When asked about the heavy involvement of money in politics, and how he plans to fight it, Polis talked about two policies that he said most Democrats support.

The first was the DISCLOSE Act, a bill from 2010 that, if passed, would have, according to the bill itself, prohibited “foreign influence in elections . . . government contractors from making expenditures with respect to such elections and [established] additional disclosure agreements with respect to spending in such elections.”

The bill was passed by the House of Representatives 219-206, but the Senate failed to pass it before Congress had recess.

He also said that most Democrats support establishing a law that would allow $50 that is donated by an individual to a political campaign to become a tax credit for that individual. Legislation similar to this already exists in 4 out of the 50 states: Oregon, Ohio, Virginia, and Arkansas.

Polis explained that both of these are meant to combat Citizens United v. Federal Election Commission, a landmark 2010 Supreme Court case in which the Court ruled that unions and corporations are allowed to make private expenditures in political campaigns.

He also supports the idea of a constitutional amendment that would overturn Citizen’s United v. Federal Election Commission.

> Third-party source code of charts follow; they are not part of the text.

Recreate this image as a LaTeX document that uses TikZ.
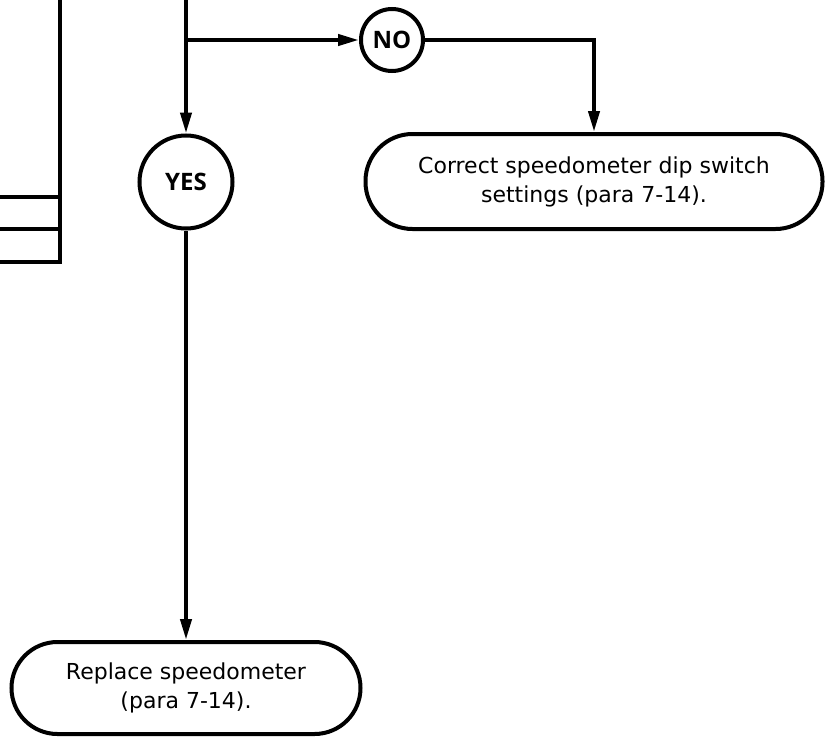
\documentclass[tikz,border=0pt]{standalone}
\usepackage{fontspec}
\setmainfont{DejaVu Sans}
\newfontfamily\lblfont{Open Sans}
\usetikzlibrary{arrows.meta}
\tikzset{
  x=1pt, y=1pt,
  thick line/.style={line width=4pt},
  flow/.style={line width=4pt, -{Triangle[length=21pt,width=11pt]}},
  answer/.style={circle, draw, line width=4pt, inner sep=0pt, font=\lblfont\bfseries\fontsize{24}{28}\selectfont},
  action/.style={draw, line width=4pt, align=center, inner sep=0pt, font=\fontsize{22}{29}\selectfont},
}
\begin{document}
\begin{tikzpicture}
\useasboundingbox (0,0) rectangle (829,-736);
\clip (0,0) rectangle (829,-736);
% partial boxes at left edge
\draw[thick line] (60,10) -- (60,-262) -- (-10,-262);
\draw[thick line] (-10,-197) -- (60,-197);
\draw[thick line] (-10,-229) -- (60,-229);
% nodes
\node[answer, minimum size=93pt] (yes) at (186,-182) {YES};
\node[answer, minimum size=62pt] (no) at (392,-40) {NO};
\node[action, minimum width=457pt, minimum height=95pt, rounded corners=47pt] (box1) at (594,-181.5)
  {Correct speedometer dip switch\\settings (para 7-14).};
\node[action, minimum width=349pt, minimum height=92pt, rounded corners=46pt] (box2) at (186,-688)
  {Replace speedometer\\(para 7-14).};
% connectors
\coordinate (top) at (186,10);
\coordinate (j) at (186,-40);
\draw[flow] (top) -- (yes.north);
\draw[flow] (j) -- (no.west);
\draw[flow] (no.east) -| (box1.north);
\draw[flow] (yes.south) -- (box2.north);
\end{tikzpicture}
\end{document}
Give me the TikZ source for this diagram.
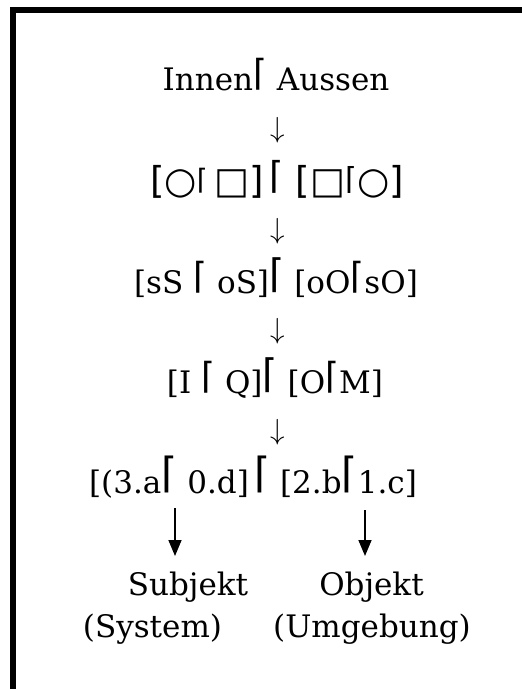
\documentclass[tikz,border=0pt]{standalone}
\usepackage{fontspec}
\setmainfont{DejaVu Serif}
\newfontfamily\symf{DejaVu Sans}
\usetikzlibrary{arrows.meta}
\newcommand{\gm}[1]{\raisebox{\depth}{\resizebox*{!}{#1pt}{\fontsize{30}{30}\symf ⌈}}}
\newcommand{\dn}{\fontsize{10}{12}\selectfont\scalebox{2.9}{$\downarrow$}}
\tikzset{
  row/.style={anchor=base,inner sep=0pt,font=\fontsize{31}{36}\selectfont},
  srow/.style={anchor=base,inner sep=0pt,font=\fontsize{37}{40}\selectfont\symf},
  dnarrow/.style={inner sep=0pt},
  frame/.style={line width=6pt},
  arr/.style={line width=1.6pt,-{Triangle[length=16pt,width=13pt]}}
}
\begin{document}
\begin{tikzpicture}[x=1pt,y=-1pt]
\useasboundingbox (0,0) rectangle (522,689);
\fill[white] (0,0) rectangle (522,689);
\draw[frame] (13,10) -- (522,10);
\draw[frame] (13,7) -- (13,689);

\node[row] (r1) at (276,90.5) {Innen\gm{32}\ Aussen};
\node[dnarrow] (d1) at (278,130) {\dn};
\node[srow] (r2) at (277,193) {[○\gm{25}\,□]\,\gm{33}\ [□\gm{27}○]};
\node[dnarrow] (d2) at (278,231) {\dn};
\node[row] (r3) at (276,293) {[sS \gm{32} oS]\gm{35}\ [oO\gm{32}sO]};
\node[dnarrow] (d3) at (278,331) {\dn};
\node[row] (r4) at (275,393) {[I \gm{32} Q]\gm{35}\ [O\gm{32}M]};
\node[dnarrow] (d4) at (278,432) {\dn};
\node[row] (r5) at (253,493) {[(3.a\gm{37}\ 0.d]\,\gm{37}\ [2.b\gm{37}1.c]};

\node[row] (s1) at (188,595) {Subjekt};
\node[row] (o1) at (371.5,595) {Objekt};
\node[row] (s2) at (152.5,637) {(System)};
\node[row] (o2) at (372,637) {(Umgebung)};

\coordinate (la) at (175,508);
\coordinate (lb) at (175,556);
\coordinate (ra) at (365,510);
\coordinate (rb) at (365,556);
\draw[arr] (la) -- (lb);
\draw[arr] (ra) -- (rb);
\end{tikzpicture}
\end{document}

The congressman then moved the event forward by circling back around to Trump, but also to drive home a point about not voting third party as a “protest vote”. He asked the audience to tell their friends that are planning a protest vote to “actually look into [the] person and what they want and what they have said.”

“You’re never going to have candidates that you agree with on every single issue,” Polis said. “You’ve got to support, at the end of the day, the person you trust to be President of the United States.”